I have numbered the generations working backwards from my own as (1)

Sampson  Tree



JOHN TOREL was the only known son of William Torel of Torrells Hall in West Thurrock, on the northern bank of the Thames estuary, and Alice de Basseville.

He is believed to have been born around 1223, in the reign of Henry III.

Pilgrims travelling to Canterbury would pass through West Thurrock via St Clements in order to cross the Thames.

St Clement’s, West Thurrock [1]


AGNES. John married Agnes, but we do not know her maiden name, or where she came from.


The couple had at least one child, John junior, born around 1279.


The Torels held the hereditary office of Serjeant Naperer in the King’s Household. The Naperer was responsible for the King’s table linen on occasions such as the coronation. The Torels held lands in return for this service.

The Inq. p.m. on John Thorel in 1282 duly records this tenure by serjeanty. His father was still alive in 1282, so it is not clear whether John had taken over the duties of Serjeant Naperer, or whether he had been given possession of estates that came to William with this office.


John predeceased his father, dying in the later part of 1282, the tenth year of the reign of Edward I. He is believed to have been aged around 59. His son and heir, John junior, was only three.


Inquisitions Post Mortem were held into his lands in Nov 1282. They contain orders to the sheriff of Sussex, escheator of that county, to take into the king’s hands the lands late of John Torell of Thurrock, tenant in chief. There was a similar order to the sheriff of Essex.
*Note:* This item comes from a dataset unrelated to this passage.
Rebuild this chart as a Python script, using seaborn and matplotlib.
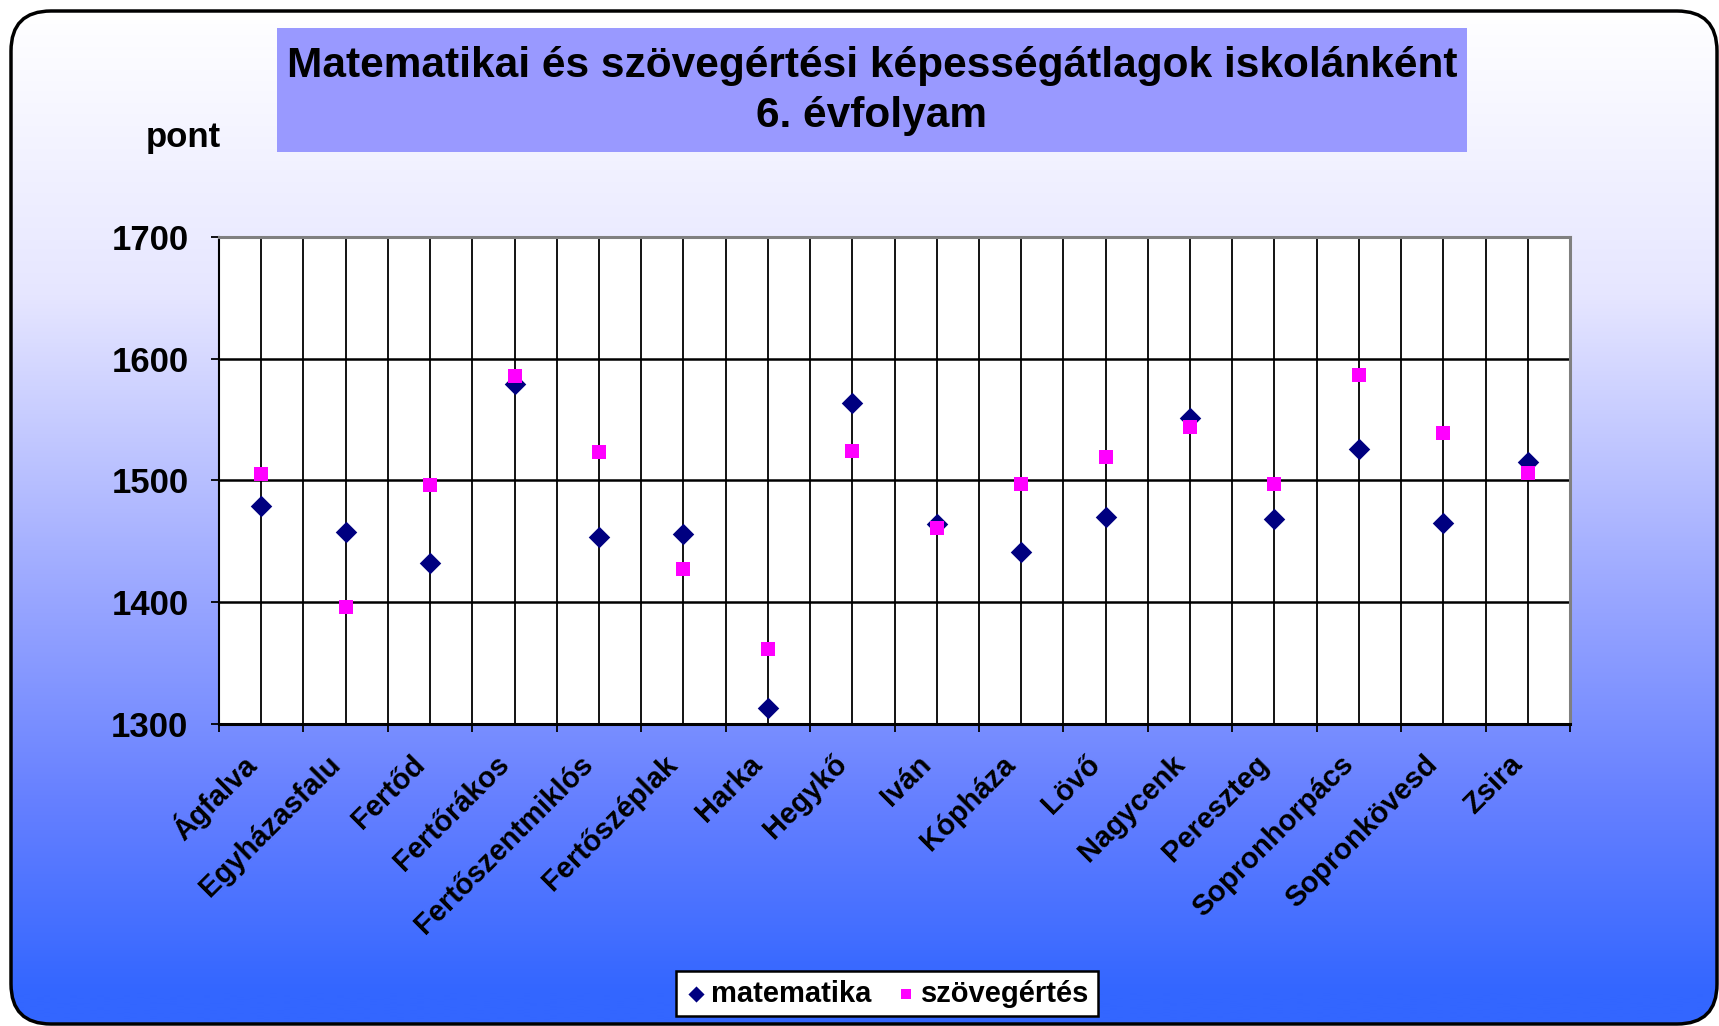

When the heir was a minor, it was normal for his lands to fall into the hands of the king, who would appoint a guardian to administer them until the heir came of age.

On the 4 Feb  1283, wardship of the boy John was awarded to John de Hamme, parson of Stifford, and his brother Robert de Hamme. They purchased the wardship of John’s lands and the right to arrange his marriage for 170 marks (about £27). Such rights could be lucrative, with families offering money for a liaison with a landed heir.

Stifford is adjacent to Thurrock.

John de Hamme died, and Robert found that John Torel’s lands were “wasted”. He therefore asked to be allowed to pay the 170 marks at 10 marks per year.[2]


We have no information about Agnes’s death.